Charts and diagrams as code
※ ※ ※

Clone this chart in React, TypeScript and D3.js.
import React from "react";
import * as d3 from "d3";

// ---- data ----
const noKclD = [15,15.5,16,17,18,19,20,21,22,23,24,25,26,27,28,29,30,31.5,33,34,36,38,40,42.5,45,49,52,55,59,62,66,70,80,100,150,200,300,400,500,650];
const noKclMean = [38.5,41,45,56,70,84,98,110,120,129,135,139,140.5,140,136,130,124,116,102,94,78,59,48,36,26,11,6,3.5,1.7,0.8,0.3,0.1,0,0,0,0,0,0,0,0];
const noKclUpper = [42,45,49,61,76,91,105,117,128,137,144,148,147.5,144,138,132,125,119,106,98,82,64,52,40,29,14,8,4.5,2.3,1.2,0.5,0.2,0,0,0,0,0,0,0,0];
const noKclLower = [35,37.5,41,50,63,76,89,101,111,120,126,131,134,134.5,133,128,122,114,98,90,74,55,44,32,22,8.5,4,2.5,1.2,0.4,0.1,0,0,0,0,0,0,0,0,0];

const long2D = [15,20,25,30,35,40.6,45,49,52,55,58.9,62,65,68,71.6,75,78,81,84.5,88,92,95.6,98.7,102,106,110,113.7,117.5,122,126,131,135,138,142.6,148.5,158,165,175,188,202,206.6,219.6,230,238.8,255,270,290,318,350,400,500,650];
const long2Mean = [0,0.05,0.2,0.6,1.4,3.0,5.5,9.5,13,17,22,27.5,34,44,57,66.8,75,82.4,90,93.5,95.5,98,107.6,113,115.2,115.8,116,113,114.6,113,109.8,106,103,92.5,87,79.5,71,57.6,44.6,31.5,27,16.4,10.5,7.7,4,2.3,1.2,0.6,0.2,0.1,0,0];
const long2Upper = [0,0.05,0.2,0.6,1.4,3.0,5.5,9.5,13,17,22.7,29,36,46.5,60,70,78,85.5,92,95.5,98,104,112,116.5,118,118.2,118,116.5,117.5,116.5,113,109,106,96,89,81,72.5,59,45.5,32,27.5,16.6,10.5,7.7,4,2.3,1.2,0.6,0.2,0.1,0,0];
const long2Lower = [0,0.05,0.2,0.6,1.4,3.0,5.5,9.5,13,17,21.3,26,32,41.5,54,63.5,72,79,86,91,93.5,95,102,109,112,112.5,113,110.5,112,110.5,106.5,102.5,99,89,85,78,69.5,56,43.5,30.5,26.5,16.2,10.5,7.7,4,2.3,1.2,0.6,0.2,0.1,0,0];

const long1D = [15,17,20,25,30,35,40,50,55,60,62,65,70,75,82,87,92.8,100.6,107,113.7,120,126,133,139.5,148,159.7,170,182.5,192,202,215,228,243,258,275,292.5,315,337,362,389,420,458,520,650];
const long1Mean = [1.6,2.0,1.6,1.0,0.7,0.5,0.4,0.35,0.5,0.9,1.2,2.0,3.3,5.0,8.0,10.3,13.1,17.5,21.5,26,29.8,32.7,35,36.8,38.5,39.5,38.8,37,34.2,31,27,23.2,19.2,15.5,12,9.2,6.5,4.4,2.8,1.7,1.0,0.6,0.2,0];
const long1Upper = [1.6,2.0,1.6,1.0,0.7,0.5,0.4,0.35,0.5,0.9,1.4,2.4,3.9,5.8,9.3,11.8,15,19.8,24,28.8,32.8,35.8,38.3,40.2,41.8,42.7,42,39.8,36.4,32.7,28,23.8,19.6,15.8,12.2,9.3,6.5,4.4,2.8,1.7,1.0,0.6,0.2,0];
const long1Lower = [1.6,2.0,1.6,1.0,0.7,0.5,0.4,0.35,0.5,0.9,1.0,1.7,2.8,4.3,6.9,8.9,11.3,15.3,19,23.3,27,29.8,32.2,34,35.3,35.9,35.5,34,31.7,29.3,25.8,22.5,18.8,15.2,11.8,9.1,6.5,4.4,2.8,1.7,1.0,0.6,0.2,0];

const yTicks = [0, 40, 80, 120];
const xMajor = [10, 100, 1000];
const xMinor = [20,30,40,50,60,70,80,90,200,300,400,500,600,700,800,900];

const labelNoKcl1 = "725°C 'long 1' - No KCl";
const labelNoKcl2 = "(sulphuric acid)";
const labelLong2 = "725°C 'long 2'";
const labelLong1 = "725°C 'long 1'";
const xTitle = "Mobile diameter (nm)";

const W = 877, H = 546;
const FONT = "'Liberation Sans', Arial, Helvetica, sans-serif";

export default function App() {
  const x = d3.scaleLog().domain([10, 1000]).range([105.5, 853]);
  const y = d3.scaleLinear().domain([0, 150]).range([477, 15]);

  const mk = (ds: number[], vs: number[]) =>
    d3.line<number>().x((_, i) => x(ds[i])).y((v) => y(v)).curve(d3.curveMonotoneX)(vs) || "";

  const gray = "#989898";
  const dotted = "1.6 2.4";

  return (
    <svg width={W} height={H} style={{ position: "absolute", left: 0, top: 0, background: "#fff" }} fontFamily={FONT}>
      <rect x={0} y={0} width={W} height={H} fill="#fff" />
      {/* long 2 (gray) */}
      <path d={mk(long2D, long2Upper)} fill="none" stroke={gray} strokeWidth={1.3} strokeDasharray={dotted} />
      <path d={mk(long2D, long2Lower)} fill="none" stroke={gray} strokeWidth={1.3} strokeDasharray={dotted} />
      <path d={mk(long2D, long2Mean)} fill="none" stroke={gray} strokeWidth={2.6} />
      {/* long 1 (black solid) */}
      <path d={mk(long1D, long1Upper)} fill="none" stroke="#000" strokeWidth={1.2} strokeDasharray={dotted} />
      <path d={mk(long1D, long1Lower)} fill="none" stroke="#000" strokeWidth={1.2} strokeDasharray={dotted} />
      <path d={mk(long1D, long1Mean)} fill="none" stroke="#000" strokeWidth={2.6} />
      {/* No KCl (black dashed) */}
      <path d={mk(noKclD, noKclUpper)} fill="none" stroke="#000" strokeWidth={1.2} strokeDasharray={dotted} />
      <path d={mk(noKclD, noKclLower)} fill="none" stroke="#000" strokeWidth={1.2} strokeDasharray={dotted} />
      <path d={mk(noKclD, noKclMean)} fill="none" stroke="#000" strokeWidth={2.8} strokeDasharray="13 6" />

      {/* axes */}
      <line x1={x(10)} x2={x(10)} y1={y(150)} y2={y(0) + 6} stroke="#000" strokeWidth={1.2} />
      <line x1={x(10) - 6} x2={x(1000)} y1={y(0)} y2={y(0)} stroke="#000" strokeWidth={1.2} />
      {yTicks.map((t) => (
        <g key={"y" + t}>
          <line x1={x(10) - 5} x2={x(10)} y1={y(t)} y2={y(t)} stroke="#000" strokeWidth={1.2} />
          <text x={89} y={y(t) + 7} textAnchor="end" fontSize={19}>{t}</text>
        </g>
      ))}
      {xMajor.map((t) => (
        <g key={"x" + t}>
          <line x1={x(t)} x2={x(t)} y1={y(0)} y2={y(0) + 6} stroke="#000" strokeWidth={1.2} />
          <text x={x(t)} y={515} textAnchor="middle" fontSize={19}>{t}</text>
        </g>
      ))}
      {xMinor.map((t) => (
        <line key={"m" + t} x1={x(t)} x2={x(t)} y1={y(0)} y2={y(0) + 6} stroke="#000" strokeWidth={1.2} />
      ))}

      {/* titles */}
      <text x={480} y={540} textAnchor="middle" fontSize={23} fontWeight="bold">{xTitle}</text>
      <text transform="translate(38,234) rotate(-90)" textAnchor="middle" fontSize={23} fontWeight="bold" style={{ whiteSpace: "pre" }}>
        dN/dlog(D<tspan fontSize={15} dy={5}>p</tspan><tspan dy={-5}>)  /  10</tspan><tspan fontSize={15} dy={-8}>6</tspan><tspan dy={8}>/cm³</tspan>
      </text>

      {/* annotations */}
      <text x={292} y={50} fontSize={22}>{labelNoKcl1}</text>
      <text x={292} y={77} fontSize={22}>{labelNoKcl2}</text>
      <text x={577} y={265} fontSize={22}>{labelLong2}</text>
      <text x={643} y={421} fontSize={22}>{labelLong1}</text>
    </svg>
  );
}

※ ※ ※

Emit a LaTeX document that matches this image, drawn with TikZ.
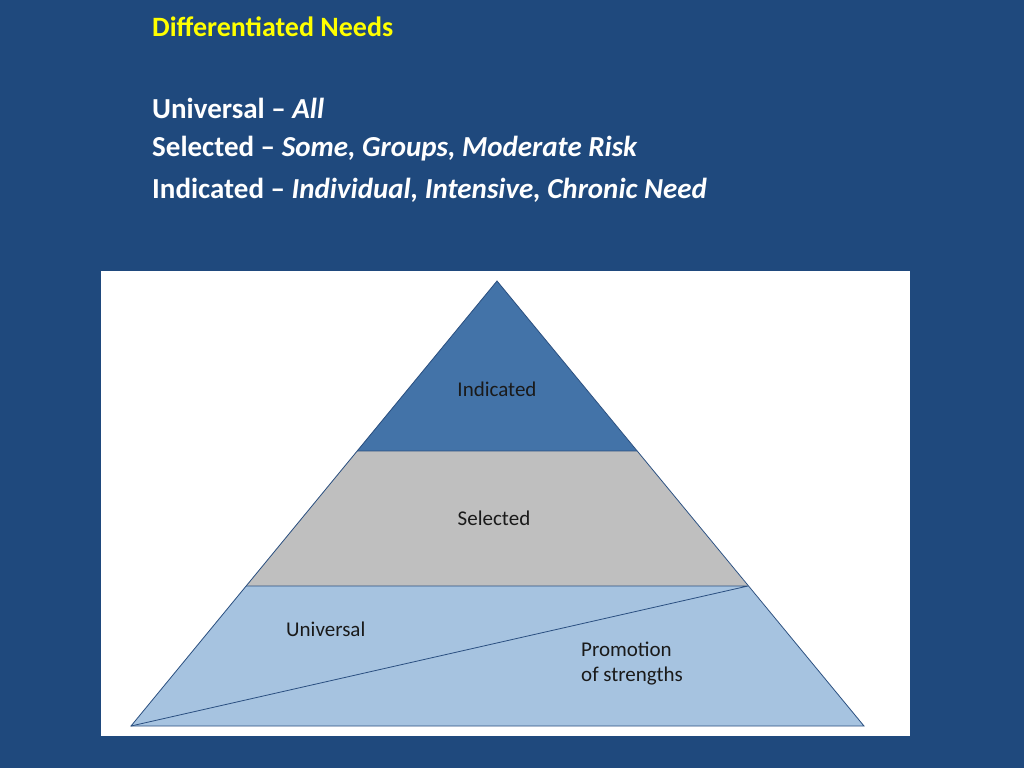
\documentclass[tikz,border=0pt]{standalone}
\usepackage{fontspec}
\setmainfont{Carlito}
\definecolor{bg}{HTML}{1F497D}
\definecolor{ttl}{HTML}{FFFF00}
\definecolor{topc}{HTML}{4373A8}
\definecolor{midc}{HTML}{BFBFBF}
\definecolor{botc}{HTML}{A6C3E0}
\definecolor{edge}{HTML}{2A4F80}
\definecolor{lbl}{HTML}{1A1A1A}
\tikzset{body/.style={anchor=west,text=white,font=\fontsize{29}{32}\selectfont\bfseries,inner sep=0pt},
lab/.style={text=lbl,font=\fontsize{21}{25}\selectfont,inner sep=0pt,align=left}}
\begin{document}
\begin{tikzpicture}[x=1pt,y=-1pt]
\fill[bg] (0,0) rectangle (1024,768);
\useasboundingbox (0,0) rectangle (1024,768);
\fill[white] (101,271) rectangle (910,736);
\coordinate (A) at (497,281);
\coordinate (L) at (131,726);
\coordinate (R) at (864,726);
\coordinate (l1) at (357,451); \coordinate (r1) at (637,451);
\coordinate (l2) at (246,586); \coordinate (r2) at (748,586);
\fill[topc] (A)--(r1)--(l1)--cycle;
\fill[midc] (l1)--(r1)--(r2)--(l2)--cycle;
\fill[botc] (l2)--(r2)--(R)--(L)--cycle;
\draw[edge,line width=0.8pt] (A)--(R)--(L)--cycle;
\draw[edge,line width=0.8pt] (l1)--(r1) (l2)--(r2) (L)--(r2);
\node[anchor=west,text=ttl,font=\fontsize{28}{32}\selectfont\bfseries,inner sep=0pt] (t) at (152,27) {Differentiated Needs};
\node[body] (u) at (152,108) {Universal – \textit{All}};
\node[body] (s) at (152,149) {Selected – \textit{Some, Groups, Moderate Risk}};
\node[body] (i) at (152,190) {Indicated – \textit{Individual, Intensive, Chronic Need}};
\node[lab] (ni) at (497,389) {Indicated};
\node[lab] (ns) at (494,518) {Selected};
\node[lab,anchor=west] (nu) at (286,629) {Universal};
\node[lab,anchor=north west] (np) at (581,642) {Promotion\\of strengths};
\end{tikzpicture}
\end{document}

※ ※ ※

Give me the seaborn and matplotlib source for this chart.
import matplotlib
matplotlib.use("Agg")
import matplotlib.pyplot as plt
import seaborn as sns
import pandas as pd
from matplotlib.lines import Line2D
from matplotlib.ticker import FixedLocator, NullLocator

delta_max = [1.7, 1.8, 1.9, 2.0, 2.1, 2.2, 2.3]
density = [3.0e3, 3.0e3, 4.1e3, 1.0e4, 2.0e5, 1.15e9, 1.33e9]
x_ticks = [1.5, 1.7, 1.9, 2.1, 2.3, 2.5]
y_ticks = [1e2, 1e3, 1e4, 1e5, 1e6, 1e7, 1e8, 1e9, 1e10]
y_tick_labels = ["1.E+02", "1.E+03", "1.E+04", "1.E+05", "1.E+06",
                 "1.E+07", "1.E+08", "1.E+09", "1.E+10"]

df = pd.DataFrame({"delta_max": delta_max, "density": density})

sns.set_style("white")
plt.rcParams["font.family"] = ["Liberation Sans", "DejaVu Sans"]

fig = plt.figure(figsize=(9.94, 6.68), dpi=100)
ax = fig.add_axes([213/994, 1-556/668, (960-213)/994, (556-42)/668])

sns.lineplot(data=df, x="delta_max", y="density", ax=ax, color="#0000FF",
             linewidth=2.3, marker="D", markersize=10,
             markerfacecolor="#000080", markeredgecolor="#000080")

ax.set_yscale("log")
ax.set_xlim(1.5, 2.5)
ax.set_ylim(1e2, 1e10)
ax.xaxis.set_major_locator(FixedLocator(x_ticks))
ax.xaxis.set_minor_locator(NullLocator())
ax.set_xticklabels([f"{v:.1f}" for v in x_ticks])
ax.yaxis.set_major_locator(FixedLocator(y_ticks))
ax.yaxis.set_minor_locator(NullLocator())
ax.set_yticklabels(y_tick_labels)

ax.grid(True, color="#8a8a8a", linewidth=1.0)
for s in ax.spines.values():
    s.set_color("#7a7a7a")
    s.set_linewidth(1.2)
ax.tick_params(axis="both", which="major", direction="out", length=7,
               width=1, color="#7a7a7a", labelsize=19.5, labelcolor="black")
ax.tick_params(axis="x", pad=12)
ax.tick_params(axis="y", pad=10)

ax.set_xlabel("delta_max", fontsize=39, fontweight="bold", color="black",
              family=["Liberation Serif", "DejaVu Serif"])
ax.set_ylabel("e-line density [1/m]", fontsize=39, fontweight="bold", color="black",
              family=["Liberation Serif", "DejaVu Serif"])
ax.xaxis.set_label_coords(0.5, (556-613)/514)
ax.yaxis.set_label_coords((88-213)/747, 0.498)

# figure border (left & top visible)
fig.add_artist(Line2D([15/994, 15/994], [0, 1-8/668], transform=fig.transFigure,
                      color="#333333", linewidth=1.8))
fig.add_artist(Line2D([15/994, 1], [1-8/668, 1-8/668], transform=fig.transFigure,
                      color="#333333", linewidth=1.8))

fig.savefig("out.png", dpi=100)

※ ※ ※

Task description -
What do the lines above say from the one containing "Give me the" down to the one containing "1-556/668, (960-213)/994, (556-42)/668])"? Return them exactly, both end lines included, and only them.

Task response -
Give me the seaborn and matplotlib source for this chart.
import matplotlib
matplotlib.use("Agg")
import matplotlib.pyplot as plt
import seaborn as sns
import pandas as pd
from matplotlib.lines import Line2D
from matplotlib.ticker import FixedLocator, NullLocator

delta_max = [1.7, 1.8, 1.9, 2.0, 2.1, 2.2, 2.3]
density = [3.0e3, 3.0e3, 4.1e3, 1.0e4, 2.0e5, 1.15e9, 1.33e9]
x_ticks = [1.5, 1.7, 1.9, 2.1, 2.3, 2.5]
y_ticks = [1e2, 1e3, 1e4, 1e5, 1e6, 1e7, 1e8, 1e9, 1e10]
y_tick_labels = ["1.E+02", "1.E+03", "1.E+04", "1.E+05", "1.E+06",
                 "1.E+07", "1.E+08", "1.E+09", "1.E+10"]

df = pd.DataFrame({"delta_max": delta_max, "density": density})

sns.set_style("white")
plt.rcParams["font.family"] = ["Liberation Sans", "DejaVu Sans"]

fig = plt.figure(figsize=(9.94, 6.68), dpi=100)
ax = fig.add_axes([213/994, 1-556/668, (960-213)/994, (556-42)/668])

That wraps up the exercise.